Paul McCartney has released five of his classic post-Beatles albums as tablet apps. Band on the Run, RAM, McCartney, McCartney 2, and Wings Over America contain interviews, video footage, artwork and photos in addition to the music itself, and you still get change from A$10.

Of course the integration of music and smartphone tech is nothing new. Brian Eno’s fascinating 2008 Bloom app is an infinite music generator that responds to screen taps from the listener to mould the musical experience.

And since you’re on the internet reading an article about music then you probably know that Bjork’s hugely successful Biophilia app links each musical piece to an interactive art work so that you watch as much as listen; and that there is a worldwide trend for adding YouTube views to Top 10 sales charts.

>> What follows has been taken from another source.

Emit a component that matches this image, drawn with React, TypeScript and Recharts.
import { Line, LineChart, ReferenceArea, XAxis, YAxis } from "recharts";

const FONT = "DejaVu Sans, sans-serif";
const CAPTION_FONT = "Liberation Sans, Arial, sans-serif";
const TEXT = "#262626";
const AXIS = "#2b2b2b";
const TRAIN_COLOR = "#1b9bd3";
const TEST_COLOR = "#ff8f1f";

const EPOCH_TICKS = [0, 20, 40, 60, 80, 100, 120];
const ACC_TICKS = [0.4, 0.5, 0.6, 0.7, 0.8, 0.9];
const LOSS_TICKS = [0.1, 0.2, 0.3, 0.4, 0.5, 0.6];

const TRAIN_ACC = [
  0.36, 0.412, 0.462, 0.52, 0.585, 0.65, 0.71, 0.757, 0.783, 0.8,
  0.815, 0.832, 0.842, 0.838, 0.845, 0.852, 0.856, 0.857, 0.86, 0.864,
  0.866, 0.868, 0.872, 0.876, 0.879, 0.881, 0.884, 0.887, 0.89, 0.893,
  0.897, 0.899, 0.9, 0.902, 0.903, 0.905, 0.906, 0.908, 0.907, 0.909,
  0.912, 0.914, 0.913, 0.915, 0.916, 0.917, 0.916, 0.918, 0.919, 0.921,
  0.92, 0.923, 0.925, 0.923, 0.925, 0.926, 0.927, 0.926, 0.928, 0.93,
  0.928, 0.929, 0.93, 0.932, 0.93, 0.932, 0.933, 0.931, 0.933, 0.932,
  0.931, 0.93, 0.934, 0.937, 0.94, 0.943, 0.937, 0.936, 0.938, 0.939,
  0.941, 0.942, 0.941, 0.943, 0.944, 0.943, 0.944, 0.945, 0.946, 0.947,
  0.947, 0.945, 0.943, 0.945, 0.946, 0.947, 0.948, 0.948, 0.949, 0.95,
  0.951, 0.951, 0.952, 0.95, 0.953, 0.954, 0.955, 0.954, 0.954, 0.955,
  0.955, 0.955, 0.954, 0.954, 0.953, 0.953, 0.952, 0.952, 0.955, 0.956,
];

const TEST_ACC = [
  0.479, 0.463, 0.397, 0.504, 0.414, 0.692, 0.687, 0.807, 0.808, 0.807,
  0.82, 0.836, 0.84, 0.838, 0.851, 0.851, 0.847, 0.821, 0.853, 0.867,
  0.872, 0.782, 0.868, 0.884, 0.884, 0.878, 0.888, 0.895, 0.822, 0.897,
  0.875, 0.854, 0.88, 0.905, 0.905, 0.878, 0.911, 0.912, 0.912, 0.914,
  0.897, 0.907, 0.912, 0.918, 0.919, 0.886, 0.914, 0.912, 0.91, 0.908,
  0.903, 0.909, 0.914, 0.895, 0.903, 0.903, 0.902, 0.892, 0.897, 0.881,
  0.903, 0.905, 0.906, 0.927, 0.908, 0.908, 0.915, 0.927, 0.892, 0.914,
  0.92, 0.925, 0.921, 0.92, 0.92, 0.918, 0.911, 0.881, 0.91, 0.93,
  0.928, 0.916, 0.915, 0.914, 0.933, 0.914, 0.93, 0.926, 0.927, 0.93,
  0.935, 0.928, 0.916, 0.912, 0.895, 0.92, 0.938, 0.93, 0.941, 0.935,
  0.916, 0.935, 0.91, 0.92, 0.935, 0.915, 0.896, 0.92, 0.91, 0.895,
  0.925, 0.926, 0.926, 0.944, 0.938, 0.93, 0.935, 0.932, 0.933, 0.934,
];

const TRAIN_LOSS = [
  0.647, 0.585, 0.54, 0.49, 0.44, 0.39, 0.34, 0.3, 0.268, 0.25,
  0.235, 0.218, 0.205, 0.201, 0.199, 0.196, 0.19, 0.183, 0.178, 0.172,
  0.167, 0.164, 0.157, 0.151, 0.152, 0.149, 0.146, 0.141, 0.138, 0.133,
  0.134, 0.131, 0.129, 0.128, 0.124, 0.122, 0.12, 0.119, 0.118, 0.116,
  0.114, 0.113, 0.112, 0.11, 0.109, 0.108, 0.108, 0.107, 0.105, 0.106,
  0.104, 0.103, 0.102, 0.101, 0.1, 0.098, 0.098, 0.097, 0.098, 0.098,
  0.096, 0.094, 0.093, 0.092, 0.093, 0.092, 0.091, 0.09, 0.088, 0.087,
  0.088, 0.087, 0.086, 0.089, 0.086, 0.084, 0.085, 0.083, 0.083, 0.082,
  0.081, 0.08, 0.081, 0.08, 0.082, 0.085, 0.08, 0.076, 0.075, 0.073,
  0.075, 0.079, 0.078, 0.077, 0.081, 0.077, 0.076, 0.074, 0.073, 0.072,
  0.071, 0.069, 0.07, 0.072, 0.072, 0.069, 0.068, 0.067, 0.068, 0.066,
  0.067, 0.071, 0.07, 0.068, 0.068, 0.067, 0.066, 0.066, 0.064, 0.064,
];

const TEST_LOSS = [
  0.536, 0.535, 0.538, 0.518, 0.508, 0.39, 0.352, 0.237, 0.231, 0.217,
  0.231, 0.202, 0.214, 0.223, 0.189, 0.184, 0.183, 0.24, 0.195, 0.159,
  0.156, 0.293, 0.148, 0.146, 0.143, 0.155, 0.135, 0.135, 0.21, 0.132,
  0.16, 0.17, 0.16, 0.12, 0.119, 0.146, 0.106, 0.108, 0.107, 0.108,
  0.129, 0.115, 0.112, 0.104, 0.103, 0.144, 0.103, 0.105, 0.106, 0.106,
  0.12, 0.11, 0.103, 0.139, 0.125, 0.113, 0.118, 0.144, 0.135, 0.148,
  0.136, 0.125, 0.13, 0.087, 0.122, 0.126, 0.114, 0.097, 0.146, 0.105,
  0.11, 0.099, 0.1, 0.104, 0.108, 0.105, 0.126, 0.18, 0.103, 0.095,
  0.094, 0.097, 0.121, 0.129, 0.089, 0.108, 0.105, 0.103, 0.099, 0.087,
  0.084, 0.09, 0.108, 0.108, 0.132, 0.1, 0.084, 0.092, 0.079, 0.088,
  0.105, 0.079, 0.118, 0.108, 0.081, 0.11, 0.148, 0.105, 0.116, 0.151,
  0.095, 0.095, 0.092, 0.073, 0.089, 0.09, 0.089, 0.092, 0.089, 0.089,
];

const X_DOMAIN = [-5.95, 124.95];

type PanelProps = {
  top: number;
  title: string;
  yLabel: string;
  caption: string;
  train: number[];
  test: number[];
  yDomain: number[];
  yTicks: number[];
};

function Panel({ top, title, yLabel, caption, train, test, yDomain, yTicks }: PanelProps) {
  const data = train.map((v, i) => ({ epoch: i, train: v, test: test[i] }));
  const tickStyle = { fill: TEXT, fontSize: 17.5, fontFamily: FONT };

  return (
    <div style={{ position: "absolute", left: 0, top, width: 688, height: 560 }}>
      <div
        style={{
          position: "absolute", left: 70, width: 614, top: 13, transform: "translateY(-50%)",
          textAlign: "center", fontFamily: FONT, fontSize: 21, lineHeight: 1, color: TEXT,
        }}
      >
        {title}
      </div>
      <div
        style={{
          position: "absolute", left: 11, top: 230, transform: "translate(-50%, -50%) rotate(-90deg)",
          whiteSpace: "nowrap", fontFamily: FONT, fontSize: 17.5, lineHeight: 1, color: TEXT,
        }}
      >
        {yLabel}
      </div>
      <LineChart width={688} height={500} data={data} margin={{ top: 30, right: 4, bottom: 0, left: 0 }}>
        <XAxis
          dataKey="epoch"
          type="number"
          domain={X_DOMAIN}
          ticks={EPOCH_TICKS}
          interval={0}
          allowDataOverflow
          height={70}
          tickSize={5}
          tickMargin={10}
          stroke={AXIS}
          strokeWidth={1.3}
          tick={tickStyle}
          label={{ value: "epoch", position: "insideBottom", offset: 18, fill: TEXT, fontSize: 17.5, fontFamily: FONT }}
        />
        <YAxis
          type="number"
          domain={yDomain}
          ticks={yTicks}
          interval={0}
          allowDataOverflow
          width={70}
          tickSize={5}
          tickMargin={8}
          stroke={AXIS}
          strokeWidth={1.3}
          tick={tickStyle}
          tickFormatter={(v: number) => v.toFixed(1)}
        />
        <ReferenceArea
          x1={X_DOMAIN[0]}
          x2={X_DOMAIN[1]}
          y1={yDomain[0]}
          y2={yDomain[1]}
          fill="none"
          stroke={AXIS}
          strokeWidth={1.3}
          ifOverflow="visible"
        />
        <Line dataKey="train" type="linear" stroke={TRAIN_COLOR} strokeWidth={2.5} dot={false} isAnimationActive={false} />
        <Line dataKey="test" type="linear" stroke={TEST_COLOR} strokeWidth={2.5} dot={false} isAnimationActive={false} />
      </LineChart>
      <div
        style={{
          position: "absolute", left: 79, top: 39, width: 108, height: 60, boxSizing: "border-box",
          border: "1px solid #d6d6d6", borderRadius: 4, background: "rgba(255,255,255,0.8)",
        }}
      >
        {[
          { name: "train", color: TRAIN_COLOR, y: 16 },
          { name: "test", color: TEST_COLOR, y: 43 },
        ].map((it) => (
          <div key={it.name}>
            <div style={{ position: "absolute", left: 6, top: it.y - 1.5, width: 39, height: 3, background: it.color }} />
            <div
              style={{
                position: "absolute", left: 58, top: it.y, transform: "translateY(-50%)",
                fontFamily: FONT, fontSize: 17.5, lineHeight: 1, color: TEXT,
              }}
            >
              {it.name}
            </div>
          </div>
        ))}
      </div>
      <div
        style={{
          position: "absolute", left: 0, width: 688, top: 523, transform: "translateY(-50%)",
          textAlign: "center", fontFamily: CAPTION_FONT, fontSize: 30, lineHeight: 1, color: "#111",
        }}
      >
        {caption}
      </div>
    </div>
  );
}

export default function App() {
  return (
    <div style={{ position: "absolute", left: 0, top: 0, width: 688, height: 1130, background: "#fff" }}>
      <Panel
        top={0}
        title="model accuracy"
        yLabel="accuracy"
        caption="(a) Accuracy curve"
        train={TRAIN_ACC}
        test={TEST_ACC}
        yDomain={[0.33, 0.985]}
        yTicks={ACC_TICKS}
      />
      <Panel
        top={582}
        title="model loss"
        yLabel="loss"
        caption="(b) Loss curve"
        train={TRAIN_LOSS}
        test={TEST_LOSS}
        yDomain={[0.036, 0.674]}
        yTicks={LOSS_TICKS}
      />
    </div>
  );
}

I would be interested in whatever tune Paul whistles to himself even as he makes his tea, and if he is into apps then we have to look seriously at the commercial potential it indicates. But the limitations inherent to the walled garden of smartphone apps have launched a thousand op-ed pieces, suggesting that apps per se might not be the future of music.

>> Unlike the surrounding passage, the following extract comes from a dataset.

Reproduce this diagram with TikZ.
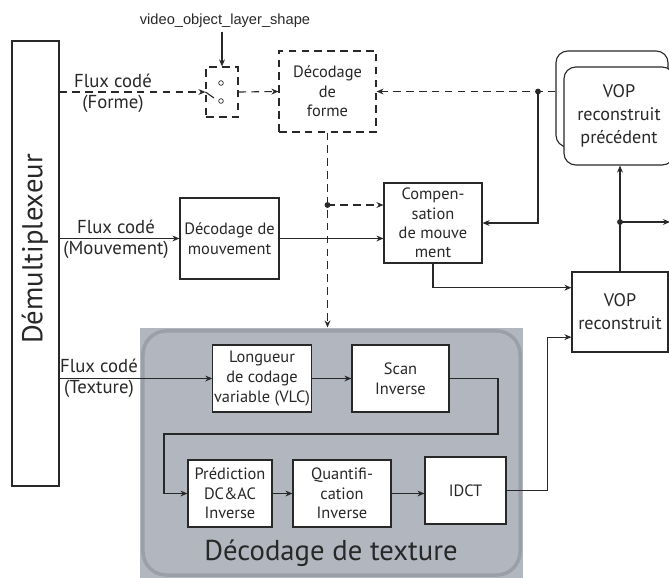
\documentclass[tikz,border=0pt]{standalone}
\usepackage{fontspec}
\setmainfont{PT Sans}
\newfontfamily\arialfont{Liberation Sans}
\usetikzlibrary{arrows.meta,calc}

\definecolor{gris}{RGB}{178,183,191}
\definecolor{grisfonce}{RGB}{155,160,168}
\definecolor{trait}{RGB}{40,40,40}

\tikzset{
  bloc/.style={draw=trait,fill=white,align=center,inner sep=1pt,
    font=\fontsize{14}{16.8}\selectfont},
  taille/.style 2 args={minimum width=#1*0.03cm,minimum height=#2*0.03cm},
  flux/.style={align=center,font=\fontsize{16}{18}\selectfont},
  tirets/.style={dash pattern=on 6.5pt off 4.5pt},
  vop/.style={font=\fontsize{15.5}{19.5}\selectfont},
}

\begin{document}
\begin{tikzpicture}[x=0.03cm,y=-0.03cm,line width=0.95pt,>={Stealth[length=6pt,width=5pt]},color=trait]
\useasboundingbox (0,0) rectangle (669,577);

% zone de decodage de texture
\node[fill=gris,taille={383}{250},inner sep=0pt] (texzone) at (331.5,453) {};
\draw[grisfonce,line width=3pt,rounded corners=20pt]
  ($(texzone.north west)+(3.5,3.5)$) rectangle ($(texzone.south east)+(-3.5,-3.5)$);
\node[font=\fontsize{24.5}{28}\selectfont] (textitre) at (331,553) {Décodage de texture};

% demultiplexeur
\node[draw,taille={47}{445}] (demux) at (35.5,263.5) {};
\node[rotate=90,font=\fontsize{24.5}{28}\selectfont] (demuxtxt) at (35,249) {Démultiplexeur};

% interrupteur de forme
\node[font=\arialfont\fontsize{12.5}{14}\selectfont] (vols) at (225,21) {video\_object\_layer\_shape};
\node[draw,tirets,taille={32}{50}] (sw) at (222,92) {};
\draw[line width=0.6pt] (221,83) circle (2pt) (221,101) circle (2pt);
\draw (sw.west) -- (214,98);

% blocs
\node[bloc,tirets,taille={97}{81}] (forme) at (327.5,91.5) {Décodage\\de\\forme};
\node[draw,fill=white,rounded corners=10pt,taille={112}{96}] (precb) at (612,99) {};
\node[draw,fill=white,rounded corners=10pt,taille={110}{98},align=center,vop] (prec) at (619,116) {VOP\\reconstruit\\précédent};
\node[bloc,taille={99}{81}] (mvt) at (229.5,238.5) {Décodage de\\mouvement};
\node[bloc,taille={98}{80},font=\fontsize{14}{16.5}\selectfont] (comp) at (433,223) {Compen-\\sation\\de mouve\\ment};
\node[bloc,taille={96}{80},vop] (vop) at (620,312) {VOP\\reconstruit};
\node[bloc,taille={98}{67}] (vlc) at (262,378.5) {Longueur\\de codage\\variable (VLC)};
\node[bloc,taille={97}{67}] (scan) at (400.5,378.5) {Scan\\Inverse};
\node[bloc,taille={84}{67}] (pred) at (230,493.5) {Prédiction\\DC\&AC\\Inverse};
\node[bloc,taille={98}{67}] (quant) at (342,493.5) {Quantifi-\\cation\\Inverse};
\node[bloc,taille={81}{67}] (idct) at (465.5,490.5) {IDCT};

% libelles des flux
\node[flux] (fforme) at (113,93) {Flux codé\\(Forme)};
\node[flux] (fmvt) at (116,239) {Flux codé\\(Mouvement)};
\node[flux] (ftex) at (99,378) {Flux codé\\(Texture)};

% points de jonction
\coordinate (j1) at (538,91.5);
\coordinate (j2) at (327.5,205);
\coordinate (j3) at (620,222);
\coordinate (bord) at (670,222);
\coordinate (c1) at (498,434);
\coordinate (c2) at (164,434);
\coordinate (vopin1) at ($(vop.north west)!0.2!(vop.south west)$);
\coordinate (vopin2) at ($(vop.north west)!0.81!(vop.south west)$);

% forme
\draw[->] (vols.south -| sw.north) -- (sw.north);
\draw[->,tirets] (demux.east |- sw.west) -- (sw.west);
\draw[->,tirets] (sw.east) -- (forme.west);
\draw[->,tirets] (precb.west |- forme.east) -- (forme.east);
\draw[->,tirets] (forme.south) -- (forme.south |- texzone.north);
\draw[->,tirets] (j2) -- (j2 -| comp.west);
\fill (j1) circle (2.5pt) (j2) circle (2.5pt) (j3) circle (2.5pt);

% mouvement
\draw[->] (demux.east |- mvt.west) -- (mvt.west);
\draw[->] (mvt.east) -- (mvt.east -| comp.west);
\draw[->] (j1) |- (comp.east);
\draw[->] (comp.south) |- (vopin1);
\draw[->] (vop.north) -- (vop.north |- prec.south);
\draw[->] (j3) -- (bord);

% texture
\draw[->] (demux.east |- vlc.west) -- (vlc.west);
\draw[->] (vlc) -- (scan);
\draw[->] (scan.east) -| (c1) -- (c2) |- (pred.west);
\draw[->] (pred) -- (quant);
\draw[->] (quant.east) -- (quant.east -| idct.west);
\draw[->] (idct.east) -- ++(41,0) |- (vopin2);
\end{tikzpicture}
\end{document}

McCartney’s move is interesting though in signalling the coming of age of a broader trend: the digital age is seeing a blossoming of multimedia content, so that the radio is turning into TV (via in-studio cameras), the TV is turning into the internet (via smart TVs and on demand programming), and music is becoming visual.

Last year English electronic duo Goldfrapp released probably the greatest album in the history of all known music, Tales Of Us, which illustrates where multimedia music might be heading. Rather than release just a conventional album and videos for two or three stand-out tracks, there was an iPhone app which allows the user to produce images redolent of the style of the album’s artwork; there was a series of five thematically-linked videos that play a key role in adding real meaning to the songs - there is nothing in the lyrics to indicate that Stranger is really about a mass murderer of married women - that was filmed on a shoestring budget; and there was a live cinema event across dozens of locations in which a broadcast of the videos was followed by an exclusive live performance.

There is nothing in itself revolutionary about any of these in isolation, but it does a good job of illustrating the more general shift away from music as the product to music as one element of a multimedia art form, and away from the release of the audio album as the event to instead representing just one event in a series of linked media releases.

Paul McCartney of course has considerable form as a spotter of trends that are ready for market. His move signals that music may be on the verge of evolving into a new cross-platform multimedia art form.